##### Dataset excerpt #####

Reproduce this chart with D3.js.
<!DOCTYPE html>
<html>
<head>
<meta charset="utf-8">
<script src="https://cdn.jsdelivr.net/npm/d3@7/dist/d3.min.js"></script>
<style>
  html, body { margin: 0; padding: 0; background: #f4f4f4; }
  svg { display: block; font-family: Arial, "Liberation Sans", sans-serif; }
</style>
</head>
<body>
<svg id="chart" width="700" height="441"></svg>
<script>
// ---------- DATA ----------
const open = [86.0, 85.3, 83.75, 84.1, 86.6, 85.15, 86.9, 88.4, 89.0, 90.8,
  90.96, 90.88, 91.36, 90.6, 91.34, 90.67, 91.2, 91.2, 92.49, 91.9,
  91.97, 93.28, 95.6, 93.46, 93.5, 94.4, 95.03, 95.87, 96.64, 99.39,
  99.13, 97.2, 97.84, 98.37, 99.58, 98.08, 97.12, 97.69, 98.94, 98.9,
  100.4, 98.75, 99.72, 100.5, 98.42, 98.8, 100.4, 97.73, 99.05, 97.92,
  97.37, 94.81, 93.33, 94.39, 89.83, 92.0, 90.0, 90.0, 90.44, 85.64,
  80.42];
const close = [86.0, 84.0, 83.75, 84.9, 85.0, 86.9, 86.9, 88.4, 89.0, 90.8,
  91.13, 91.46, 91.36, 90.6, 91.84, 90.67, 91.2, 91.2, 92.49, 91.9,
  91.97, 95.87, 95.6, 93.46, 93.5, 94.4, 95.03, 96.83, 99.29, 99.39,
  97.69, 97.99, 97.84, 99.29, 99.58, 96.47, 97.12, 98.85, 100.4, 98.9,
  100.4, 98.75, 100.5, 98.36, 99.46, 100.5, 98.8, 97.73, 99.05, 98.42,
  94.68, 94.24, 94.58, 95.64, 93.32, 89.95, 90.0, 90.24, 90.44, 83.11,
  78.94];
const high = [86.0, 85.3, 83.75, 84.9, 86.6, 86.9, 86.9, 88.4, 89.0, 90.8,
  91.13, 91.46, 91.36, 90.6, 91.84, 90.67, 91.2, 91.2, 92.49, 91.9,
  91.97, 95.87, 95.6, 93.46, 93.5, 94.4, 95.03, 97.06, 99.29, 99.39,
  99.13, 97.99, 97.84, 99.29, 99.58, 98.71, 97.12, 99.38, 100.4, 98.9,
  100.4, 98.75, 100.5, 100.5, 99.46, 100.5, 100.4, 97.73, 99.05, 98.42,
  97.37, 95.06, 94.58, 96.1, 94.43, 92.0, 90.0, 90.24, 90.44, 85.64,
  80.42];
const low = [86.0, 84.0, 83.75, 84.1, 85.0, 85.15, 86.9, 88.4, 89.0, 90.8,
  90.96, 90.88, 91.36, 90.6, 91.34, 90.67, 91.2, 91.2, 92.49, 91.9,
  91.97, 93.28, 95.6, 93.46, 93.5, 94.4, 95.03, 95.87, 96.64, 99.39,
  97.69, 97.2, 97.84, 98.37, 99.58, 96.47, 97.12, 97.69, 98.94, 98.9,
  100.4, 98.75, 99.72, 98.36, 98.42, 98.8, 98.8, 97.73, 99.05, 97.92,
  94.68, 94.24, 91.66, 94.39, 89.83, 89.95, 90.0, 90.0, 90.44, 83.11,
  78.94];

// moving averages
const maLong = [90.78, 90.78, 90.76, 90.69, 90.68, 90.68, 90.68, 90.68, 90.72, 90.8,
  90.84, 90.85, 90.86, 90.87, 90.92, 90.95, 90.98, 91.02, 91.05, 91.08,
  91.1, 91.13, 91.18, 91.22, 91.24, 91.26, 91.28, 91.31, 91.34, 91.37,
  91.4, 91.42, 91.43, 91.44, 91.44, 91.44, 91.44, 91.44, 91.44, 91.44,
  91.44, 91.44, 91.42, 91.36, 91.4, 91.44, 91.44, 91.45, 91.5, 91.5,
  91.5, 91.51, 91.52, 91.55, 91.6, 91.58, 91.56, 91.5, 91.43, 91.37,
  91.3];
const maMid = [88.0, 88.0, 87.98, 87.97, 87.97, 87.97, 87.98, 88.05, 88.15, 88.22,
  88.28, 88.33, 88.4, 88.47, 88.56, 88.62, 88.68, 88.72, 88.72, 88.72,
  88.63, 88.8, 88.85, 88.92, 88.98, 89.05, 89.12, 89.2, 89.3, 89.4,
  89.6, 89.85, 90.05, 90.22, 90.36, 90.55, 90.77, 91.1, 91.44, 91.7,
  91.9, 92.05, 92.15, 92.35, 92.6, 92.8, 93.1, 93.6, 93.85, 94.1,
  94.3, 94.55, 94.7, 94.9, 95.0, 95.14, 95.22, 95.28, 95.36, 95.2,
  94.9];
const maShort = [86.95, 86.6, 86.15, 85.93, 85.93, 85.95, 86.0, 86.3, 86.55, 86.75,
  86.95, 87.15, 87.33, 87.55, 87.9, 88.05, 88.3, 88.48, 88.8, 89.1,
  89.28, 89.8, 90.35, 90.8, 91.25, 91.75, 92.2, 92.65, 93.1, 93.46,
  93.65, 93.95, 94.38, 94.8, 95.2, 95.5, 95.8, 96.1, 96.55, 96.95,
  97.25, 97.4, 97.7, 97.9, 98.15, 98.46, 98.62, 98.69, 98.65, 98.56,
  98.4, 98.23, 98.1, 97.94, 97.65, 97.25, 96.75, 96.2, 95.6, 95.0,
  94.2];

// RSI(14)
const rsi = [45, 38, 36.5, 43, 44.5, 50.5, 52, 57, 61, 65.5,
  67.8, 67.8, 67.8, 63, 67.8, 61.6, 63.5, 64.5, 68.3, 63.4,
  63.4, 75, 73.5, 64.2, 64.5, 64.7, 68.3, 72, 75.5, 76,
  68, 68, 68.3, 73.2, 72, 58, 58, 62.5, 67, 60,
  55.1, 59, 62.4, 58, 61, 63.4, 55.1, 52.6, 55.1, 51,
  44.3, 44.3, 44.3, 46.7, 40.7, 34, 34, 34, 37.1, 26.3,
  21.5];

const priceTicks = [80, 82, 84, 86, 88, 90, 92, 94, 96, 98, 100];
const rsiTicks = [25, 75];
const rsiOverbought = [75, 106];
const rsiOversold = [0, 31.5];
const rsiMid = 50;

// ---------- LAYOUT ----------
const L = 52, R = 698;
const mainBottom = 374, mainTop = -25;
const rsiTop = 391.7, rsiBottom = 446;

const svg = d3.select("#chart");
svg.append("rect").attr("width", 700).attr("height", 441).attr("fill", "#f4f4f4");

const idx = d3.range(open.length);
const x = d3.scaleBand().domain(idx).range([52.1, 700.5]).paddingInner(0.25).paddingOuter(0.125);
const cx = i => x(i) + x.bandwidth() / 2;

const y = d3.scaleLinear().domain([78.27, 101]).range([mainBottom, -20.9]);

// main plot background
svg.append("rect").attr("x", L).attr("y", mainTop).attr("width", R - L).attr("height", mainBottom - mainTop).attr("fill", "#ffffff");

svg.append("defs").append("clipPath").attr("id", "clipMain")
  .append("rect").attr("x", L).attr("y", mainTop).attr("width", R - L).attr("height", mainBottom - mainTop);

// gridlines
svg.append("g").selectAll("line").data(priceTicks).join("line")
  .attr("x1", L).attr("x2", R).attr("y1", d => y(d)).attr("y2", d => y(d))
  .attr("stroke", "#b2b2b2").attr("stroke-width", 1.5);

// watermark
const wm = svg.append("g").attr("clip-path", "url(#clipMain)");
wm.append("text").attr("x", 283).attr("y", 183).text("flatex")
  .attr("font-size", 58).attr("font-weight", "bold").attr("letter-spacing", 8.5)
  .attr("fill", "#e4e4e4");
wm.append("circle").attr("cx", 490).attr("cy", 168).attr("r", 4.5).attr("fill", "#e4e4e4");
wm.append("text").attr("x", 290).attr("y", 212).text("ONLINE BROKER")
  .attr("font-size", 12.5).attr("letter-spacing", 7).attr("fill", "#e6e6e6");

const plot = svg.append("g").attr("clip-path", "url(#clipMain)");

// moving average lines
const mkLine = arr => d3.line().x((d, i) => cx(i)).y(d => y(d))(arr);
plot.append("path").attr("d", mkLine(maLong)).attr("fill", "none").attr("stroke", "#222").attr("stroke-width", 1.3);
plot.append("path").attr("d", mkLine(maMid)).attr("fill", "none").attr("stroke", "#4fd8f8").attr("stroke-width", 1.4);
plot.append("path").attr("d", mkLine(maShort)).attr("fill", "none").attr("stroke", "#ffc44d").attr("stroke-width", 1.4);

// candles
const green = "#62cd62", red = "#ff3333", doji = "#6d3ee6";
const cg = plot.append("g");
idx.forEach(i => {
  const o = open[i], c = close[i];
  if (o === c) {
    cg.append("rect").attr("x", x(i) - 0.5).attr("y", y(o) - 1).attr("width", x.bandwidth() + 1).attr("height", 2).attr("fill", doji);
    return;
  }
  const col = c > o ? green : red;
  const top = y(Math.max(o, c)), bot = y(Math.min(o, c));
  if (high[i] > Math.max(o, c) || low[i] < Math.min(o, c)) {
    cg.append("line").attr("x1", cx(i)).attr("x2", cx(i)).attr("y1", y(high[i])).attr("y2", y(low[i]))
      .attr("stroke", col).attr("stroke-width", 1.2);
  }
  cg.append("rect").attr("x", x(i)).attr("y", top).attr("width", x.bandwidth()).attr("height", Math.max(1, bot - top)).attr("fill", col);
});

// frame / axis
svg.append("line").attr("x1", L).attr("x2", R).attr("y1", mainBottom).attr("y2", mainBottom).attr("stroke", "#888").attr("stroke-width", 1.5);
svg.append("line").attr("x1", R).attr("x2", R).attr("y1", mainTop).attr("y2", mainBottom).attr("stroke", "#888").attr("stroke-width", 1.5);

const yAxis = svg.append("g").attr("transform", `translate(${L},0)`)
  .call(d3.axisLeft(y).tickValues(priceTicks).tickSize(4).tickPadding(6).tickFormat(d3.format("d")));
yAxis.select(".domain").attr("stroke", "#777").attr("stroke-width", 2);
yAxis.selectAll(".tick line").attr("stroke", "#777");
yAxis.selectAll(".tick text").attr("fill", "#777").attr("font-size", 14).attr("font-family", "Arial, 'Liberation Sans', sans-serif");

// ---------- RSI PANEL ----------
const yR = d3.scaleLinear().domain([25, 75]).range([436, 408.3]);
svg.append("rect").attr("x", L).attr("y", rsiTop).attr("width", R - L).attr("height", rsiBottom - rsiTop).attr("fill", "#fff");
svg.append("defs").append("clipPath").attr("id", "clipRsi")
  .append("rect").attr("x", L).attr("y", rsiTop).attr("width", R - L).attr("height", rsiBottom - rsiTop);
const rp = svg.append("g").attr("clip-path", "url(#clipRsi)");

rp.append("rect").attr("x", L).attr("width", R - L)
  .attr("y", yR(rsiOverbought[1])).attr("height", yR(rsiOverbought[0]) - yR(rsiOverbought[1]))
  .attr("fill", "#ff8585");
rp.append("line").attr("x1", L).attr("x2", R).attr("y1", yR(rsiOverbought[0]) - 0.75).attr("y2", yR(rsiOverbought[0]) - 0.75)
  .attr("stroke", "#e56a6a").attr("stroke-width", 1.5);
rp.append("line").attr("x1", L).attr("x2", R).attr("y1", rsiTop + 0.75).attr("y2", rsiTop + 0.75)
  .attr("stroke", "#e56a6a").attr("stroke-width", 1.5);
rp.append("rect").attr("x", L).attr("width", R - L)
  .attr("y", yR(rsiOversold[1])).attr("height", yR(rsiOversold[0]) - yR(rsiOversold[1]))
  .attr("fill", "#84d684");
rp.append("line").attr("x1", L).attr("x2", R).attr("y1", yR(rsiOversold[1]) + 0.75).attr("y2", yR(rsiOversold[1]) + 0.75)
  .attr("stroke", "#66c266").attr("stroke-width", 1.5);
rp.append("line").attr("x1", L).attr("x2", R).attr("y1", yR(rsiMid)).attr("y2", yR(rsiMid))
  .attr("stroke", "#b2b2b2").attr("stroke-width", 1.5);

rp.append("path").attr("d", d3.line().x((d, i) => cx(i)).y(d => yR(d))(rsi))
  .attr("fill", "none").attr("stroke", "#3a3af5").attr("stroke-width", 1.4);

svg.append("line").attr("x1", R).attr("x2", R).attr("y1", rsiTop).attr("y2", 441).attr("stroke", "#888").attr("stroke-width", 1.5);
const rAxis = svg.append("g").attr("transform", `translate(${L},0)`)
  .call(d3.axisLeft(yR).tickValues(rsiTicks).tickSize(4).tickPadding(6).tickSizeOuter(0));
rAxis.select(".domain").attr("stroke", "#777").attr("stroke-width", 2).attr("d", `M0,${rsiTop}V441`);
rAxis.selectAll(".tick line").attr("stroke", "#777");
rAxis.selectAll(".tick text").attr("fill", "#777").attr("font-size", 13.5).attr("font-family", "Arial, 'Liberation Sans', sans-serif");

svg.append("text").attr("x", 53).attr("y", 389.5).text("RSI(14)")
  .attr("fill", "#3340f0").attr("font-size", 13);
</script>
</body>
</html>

#####

● Work to be completed:
Establish how many lines of the material above hold the word "chart". Nothing but the count should be returned.

● Reply to the task:
3